There is a park we walk through on the way to the Metro and this morning we noticed there are huge blue ants in the park, and over the road on a building and 100 metres down the road on another building. They are about a metre long and made of fabric and metal and are quite lovely. Of course we had to sing the ants go marching song on our way to the Metro. At the cathedral we had our photo taken and set off down to the river. What a different place it was. Yesterday it was heaving with people, all hustle and bustle and noise in the hot sun on a Sunday afternoon. This Monday morning it was almost empty, quiet and cool. And it was misty. We knew Porto could be foggy. Westerly winds from the Atlantic Ocean bring in cool moist air which cause condensation and precipitation. So it can be cool and foggy on the coast and hot and sunny further inland.  This was one of those foggy days.

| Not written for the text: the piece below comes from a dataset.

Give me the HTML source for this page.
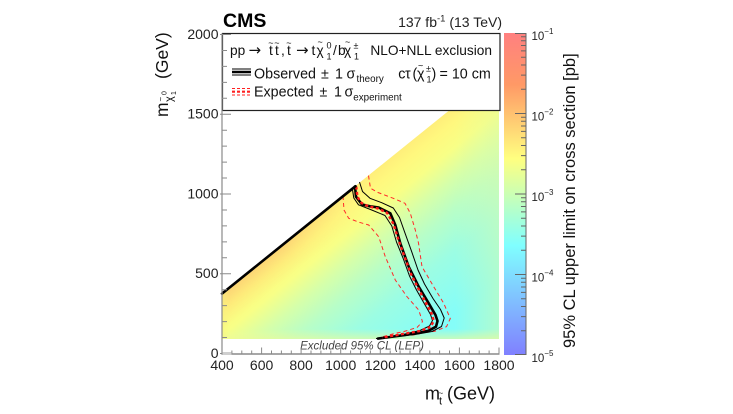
<!DOCTYPE html>
<html><head><meta charset="utf-8"><style>
html,body{margin:0;padding:0;background:#fff;}
svg{display:block;font-family:"Liberation Sans",Arial,sans-serif;}
</style></head><body>
<svg width="733" height="414" viewBox="0 0 733 414" xmlns="http://www.w3.org/2000/svg">
<defs>
<clipPath id="reg"><polygon points="222,293.4 499,70.3 499,339 222,339"/></clipPath>
<linearGradient id="field" gradientUnits="userSpaceOnUse" x1="340.7" y1="197.7" x2="441.8" y2="323.1">
<stop offset="0" stop-color="rgb(255,238,122)"/>
<stop offset="0.08" stop-color="rgb(255,248,126)"/>
<stop offset="0.2" stop-color="rgb(248,255,134)"/>
<stop offset="0.35" stop-color="rgb(213,255,170)"/>
<stop offset="0.5" stop-color="rgb(184,254,199)"/>
<stop offset="0.7" stop-color="rgb(156,253,227)"/>
<stop offset="1" stop-color="rgb(133,253,248)"/>
</linearGradient>
<linearGradient id="orange" gradientUnits="userSpaceOnUse" x1="340.7" y1="197.7" x2="441.8" y2="323.1">
<stop offset="0" stop-color="rgb(252,208,116)" stop-opacity="0.9"/>
<stop offset="0.09" stop-color="rgb(252,218,118)" stop-opacity="0.4"/>
<stop offset="0.18" stop-color="rgb(252,230,120)" stop-opacity="0"/>
</linearGradient>
<linearGradient id="fadeDiag" gradientUnits="userSpaceOnUse" x1="281.4" y1="245.5" x2="350.7" y2="189.7">
<stop offset="0" stop-color="#fff"/>
<stop offset="1" stop-color="#000"/>
</linearGradient>
<mask id="orMask" maskUnits="userSpaceOnUse" x="200" y="20" width="320" height="340">
<rect x="200" y="20" width="320" height="340" fill="url(#fadeDiag)"/>
</mask>
<linearGradient id="rightov" gradientUnits="userSpaceOnUse" x1="455" y1="0" x2="499" y2="0">
<stop offset="0" stop-color="rgb(228,250,160)" stop-opacity="0"/>
<stop offset="1" stop-color="rgb(228,250,160)" stop-opacity="0.45"/>
</linearGradient>
<linearGradient id="botov" gradientUnits="userSpaceOnUse" x1="0" y1="329" x2="0" y2="339">
<stop offset="0" stop-color="rgb(240,250,150)" stop-opacity="0"/>
<stop offset="1" stop-color="rgb(240,250,150)" stop-opacity="0.6"/>
</linearGradient>
<linearGradient id="leftov" gradientUnits="userSpaceOnUse" x1="222" y1="0" x2="230" y2="0">
<stop offset="0" stop-color="rgb(245,245,130)" stop-opacity="0.5"/>
<stop offset="1" stop-color="rgb(245,245,130)" stop-opacity="0"/>
</linearGradient>
<linearGradient id="cbar" x1="0" y1="0" x2="0" y2="1">
<stop offset="0" stop-color="rgb(255,128,128)"/>
<stop offset="0.16" stop-color="rgb(255,153,102)"/>
<stop offset="0.39" stop-color="rgb(255,255,128)"/>
<stop offset="0.66" stop-color="rgb(128,255,255)"/>
<stop offset="1" stop-color="rgb(128,128,255)"/>
</linearGradient>
</defs>

<!-- colored field -->
<g clip-path="url(#reg)">
<rect x="222" y="60" width="277" height="280" fill="url(#field)"/>
<rect x="222" y="60" width="277" height="280" fill="url(#orange)" mask="url(#orMask)"/>
<rect x="222" y="60" width="277" height="280" fill="url(#rightov)"/>
<rect x="222" y="60" width="277" height="280" fill="url(#botov)"/>
<rect x="222" y="60" width="277" height="280" fill="url(#leftov)"/>
</g>

<!-- LEP text -->
<text x="362" y="349.5" font-size="11.5" font-style="italic" fill="#444" text-anchor="middle">Excluded 95% CL (LEP)</text>

<!-- expected +-1 sigma (thin red dashed) -->
<g fill="none" stroke="#ff2a2a" stroke-width="1" stroke-dasharray="4 3" stroke-linejoin="round">
<polyline points="368.5,175.6 370.5,188.3 378,192.5 393.3,198.3 405,203.3 410.3,213.3 415.3,230 418.5,243 422,266.7 433.7,286.7 443.7,303.3 450.3,318.5 446.5,326.7 435,331.2 422,333 413.3,335 395,336.2 383,337.5"/>
<polyline points="343,196 344,210 348.7,218.3 358.3,222 368.7,225 378.7,236.7 385.3,256.7 395.3,280 407,296.7 418.7,310 422.5,321.7 417,327.5 403.3,331.7 395.3,333.3 380,337.5"/>
</g>
<!-- theory band (thin black) -->
<g fill="none" stroke="#000" stroke-width="1" stroke-linejoin="round">
<polyline points="352.3,188.5 353.8,198 358.5,204.8 371.7,210 385,215.5 391.8,226 396.5,242 403,258 409.5,276 416.5,290 424.5,304 430.5,314.5 432.5,320.5 429.5,326 420,330.5 405,334 385,337.5 376,338.5"/>
<polyline points="359.5,182 362.5,191.5 370,198.3 381.7,202.7 393.3,208 399.5,217.5 404.5,231.7 411.7,251.7 418,270 424.5,284 433,298.5 440.5,309.5 444.2,318 441.5,326.5 432,331.5 415,334.5 395,336.5 380,338.3"/>
</g>
<!-- observed (thick black) -->
<polyline fill="none" stroke="#000" stroke-width="2.6" stroke-linejoin="round" stroke-linecap="round" points="355,186.5 356,196.7 362,204.5 370,206.3 378.7,207.5 390.3,213.3 395.3,225 400.3,243.3 408.7,266.7 418.7,286.7 428.7,303.3 435.5,315 437.5,321 436,326.7 428.7,330.7 420,332.5 405.3,335 390,337 378,338.6"/>
<!-- expected (thick red dashed) -->
<polyline fill="none" stroke="#ff1a1a" stroke-width="2.4" stroke-dasharray="3 2.5" stroke-linejoin="round" points="356.2,186.5 357.5,197 361.5,203 368.3,206.3 378,208.5 387,212.8 393.5,224 398.5,240 405,258 411,274 418,288 426,303 431.8,314 433.8,321 430.5,327 420,331 400,334.5 382,337.6"/>

<!-- diagonal -->
<line x1="222" y1="293.6" x2="355.5" y2="186.2" stroke="#000" stroke-width="2.6" stroke-linecap="round"/>

<!-- legend box -->
<rect x="222.5" y="33.5" width="277.5" height="77" fill="#fff" stroke="#222" stroke-width="1.2"/>
<g font-size="13.7" fill="#111">
<text x="230" y="55">pp</text>
<text x="248.5" y="55" font-family="'DejaVu Sans',sans-serif" font-size="15">→</text>
<text x="269" y="55">t</text><text x="275" y="55">t</text>
<text x="268.3" y="46" font-size="9">~</text><text x="274.3" y="46" font-size="9">~</text>
<text x="281" y="55">,</text>
<text x="287" y="55">t</text><text x="286.3" y="46" font-size="9">~</text>
<text x="296" y="55" font-family="'DejaVu Sans',sans-serif" font-size="15">→</text>
<text x="311.5" y="55">t</text>
<text x="316.5" y="55">χ</text><text x="317.5" y="45" font-size="9">~</text>
<text x="326.5" y="48.5" font-size="9">0</text><text x="326.5" y="59.5" font-size="9">1</text>
<text x="333" y="55">/</text>
<text x="338" y="55">b</text>
<text x="344" y="55">χ</text><text x="345" y="45" font-size="9">~</text>
<text x="353.5" y="48.5" font-size="9">±</text><text x="354" y="59.5" font-size="9">1</text>
<text x="492" y="55" text-anchor="end">NLO+NLL exclusion</text>
</g>
<!-- legend symbols -->
<g stroke="#000">
<line x1="232" y1="69" x2="251" y2="69" stroke-width="1"/>
<line x1="232" y1="72" x2="251" y2="72" stroke-width="2.4"/>
<line x1="232" y1="75" x2="251" y2="75" stroke-width="1"/>
</g>
<g stroke="#ff2020" stroke-dasharray="3 2">
<line x1="232" y1="88.5" x2="251" y2="88.5" stroke-width="1"/>
<line x1="232" y1="91.7" x2="251" y2="91.7" stroke-width="2.2"/>
<line x1="232" y1="95" x2="251" y2="95" stroke-width="1"/>
</g>
<g font-size="14.3" fill="#111">
<text x="254" y="78.3">Observed</text>
<text x="321" y="78.3">±</text>
<text x="335" y="78.3">1</text>
<text x="346.5" y="78.3">σ</text>
<text x="356.5" y="82" font-size="9.8">theory</text>
<text x="398.3" y="78.3">c</text>
<text x="405" y="78.3">τ</text>
<text x="412.5" y="78.3">(</text>
<text x="417" y="78.3">χ</text><text x="418" y="68.5" font-size="9">~</text>
<text x="426" y="71.5" font-size="9">±</text><text x="426.5" y="82.5" font-size="9">1</text>
<text x="431.5" y="78.3">)</text>
<text x="439.5" y="78.3">= 10 cm</text>
<text x="254" y="96.3">Expected</text>
<text x="319.5" y="96.3">±</text>
<text x="334" y="96.3">1</text>
<text x="344.5" y="96.3">σ</text>
<text x="353.3" y="100.3" font-size="9.8">experiment</text>
</g>

<!-- axes -->
<g stroke="#8a8a8a" fill="none">
<line x1="222" y1="33.5" x2="222" y2="354.5" stroke-width="1.2"/>
<line x1="221.5" y1="354" x2="499.5" y2="354" stroke-width="1.5"/>
<path stroke-width="1" d="M220,353.5H231M220,273.75H231M220,194H231M220,114.25H231M220,34.5H231"/>
<path stroke-width="1" d="M222,337.55h5M222,321.6h5M222,305.65h5M222,289.7h5M222,257.8h5M222,241.85h5M222,225.9h5M222,209.95h5M222,178.05h5M222,162.1h5M222,146.15h5M222,130.2h5M222,98.3h5M222,82.35h5M222,66.4h5M222,50.45h5"/>
<path stroke-width="1" d="M222,354V347.5M261.6,354V347.5M301.1,354V347.5M340.7,354V347.5M380.3,354V347.5M419.9,354V347.5M459.4,354V347.5M499,354V347.5"/>
<path stroke-width="1" d="M231.9,354v-3.5M241.8,354v-3.5M251.7,354v-3.5M271.5,354v-3.5M281.4,354v-3.5M291.3,354v-3.5M311,354v-3.5M320.9,354v-3.5M330.8,354v-3.5M350.6,354v-3.5M360.5,354v-3.5M370.4,354v-3.5M390.2,354v-3.5M400.1,354v-3.5M410,354v-3.5M429.8,354v-3.5M439.6,354v-3.5M449.5,354v-3.5M469.3,354v-3.5M479.2,354v-3.5M489.1,354v-3.5"/>
</g>
<rect x="222.5" y="352" width="9" height="3" fill="#cfcfcf"/>

<!-- tick labels -->
<g font-size="14" fill="#222" text-anchor="end">
<text x="218.5" y="39">2000</text>
<text x="218.5" y="118.7">1500</text>
<text x="218.5" y="198.5">1000</text>
<text x="218.5" y="278.2">500</text>
<text x="218.5" y="358">0</text>
</g>
<g font-size="14" fill="#222" text-anchor="middle">
<text x="222" y="370">400</text>
<text x="261.6" y="370">600</text>
<text x="301.1" y="370">800</text>
<text x="340.7" y="370">1000</text>
<text x="380.3" y="370">1200</text>
<text x="419.9" y="370">1400</text>
<text x="459.4" y="370">1600</text>
<text x="499" y="370">1800</text>
</g>

<!-- axis titles -->
<g font-size="18" fill="#111">
<text x="425" y="399.5">m</text>
<text x="439" y="404.5" font-size="11">t</text>
<text x="438.5" y="396" font-size="8">~</text>
<text x="447" y="399.5">(GeV)</text>
</g>
<g transform="translate(168,117) rotate(-90)" font-size="17.5" fill="#111">
<text x="0" y="0">m</text>
<text x="15" y="4.5" font-size="11">χ</text>
<text x="15.5" y="-4.5" font-size="8">~</text>
<text x="22" y="-1.5" font-size="7">0</text>
<text x="22" y="8" font-size="7">1</text>
<text x="38" y="0">(GeV)</text>
</g>

<!-- CMS & lumi -->
<text x="223" y="27" font-size="19.5" font-weight="bold" fill="#000">CMS</text>
<text x="502" y="27" font-size="14" fill="#222" text-anchor="end">137 fb<tspan font-size="9.5" dy="-5.5">-1</tspan><tspan dy="5.5"> (13 TeV)</tspan></text>

<!-- colorbar -->
<rect x="504" y="33" width="22" height="322" fill="url(#cbar)"/>
<g stroke="#666" fill="none" stroke-width="1">
<line x1="526" y1="33" x2="526" y2="355"/>
<path d="M515,33.5H526M515,113.5H526M515,194H526M515,274.5H526M515,354.5H526"/>
<path d="M521,330.8h5M521,316.6h5M521,306.5h5M521,298.7h5M521,292.4h5M521,287h5M521,282.3h5M521,278.2h5M521,250.3h5M521,236.1h5M521,226h5M521,218.2h5M521,211.9h5M521,206.5h5M521,201.8h5M521,197.7h5M521,169.8h5M521,155.6h5M521,145.5h5M521,137.7h5M521,131.4h5M521,126h5M521,121.3h5M521,117.2h5M521,89.3h5M521,75.1h5M521,65h5M521,57.2h5M521,50.9h5M521,45.5h5M521,40.8h5M521,36.7h5"/>
</g>
<g font-size="11.5" fill="#222">
<text x="531.5" y="40">10<tspan font-size="8" dy="-6">−1</tspan></text>
<text x="531.5" y="120.5">10<tspan font-size="8" dy="-6">−2</tspan></text>
<text x="531.5" y="201">10<tspan font-size="8" dy="-6">−3</tspan></text>
<text x="531.5" y="281.5">10<tspan font-size="8" dy="-6">−4</tspan></text>
<text x="531.5" y="362">10<tspan font-size="8" dy="-6">−5</tspan></text>
</g>
<text transform="translate(575,348) rotate(-90)" font-size="16.5" fill="#111">95% CL upper limit on cross section [pb]</text>
</svg>
</body></html>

The best part of today was walking along the Douro River to where it flows into the ocean. The path is right alongside the river and sometimes cantilevered out over it. This is  an older part of Porto with interesting old houses, chapels, fishing villages, a bird observation area and the tram line runs down to the ocean. You also get to walk under the imposing Ponte da Arrabida. A very high concrete arch bridge over the river. At the mouth of the river there are two lighthouses, both at the end of long piers. From the land you could hardly make them out in the fog and you had to walk right out to them to get a good look.

As you walk along beside the ocean the character changes. The path becomes a wide promenade and the road becomes multi lane. For about 5 kms there are large modern characterless apartments facing out to sea. There are lots of parks, trees, sandy beaches (each with a lone life guard but not a soul on the beach or in the water), sports facilities for beach football and volley ball, surf schools, an aquarium, a castle, a huge sculpture over a roundabout representing a fish net,  memorials to seafaring tragedies and lots more. This is the beach settlement and resort for Porto.

Matosinhos looks older and has a port on the river. There was a large cruise ship at the dock and there are container wharves, an oil tank farm and all the ugly industrial stuff that goes with a working port. From here we got the Metro back to the hotel and lunch in the nearby food hall again.  It was foggy until early afternoon but then cleared and it warmed up a lot.

Tomorrow we will be tourists in Porto and then on Wednesday we will be peregrinos again and train out to Matosinhos and start the real walking.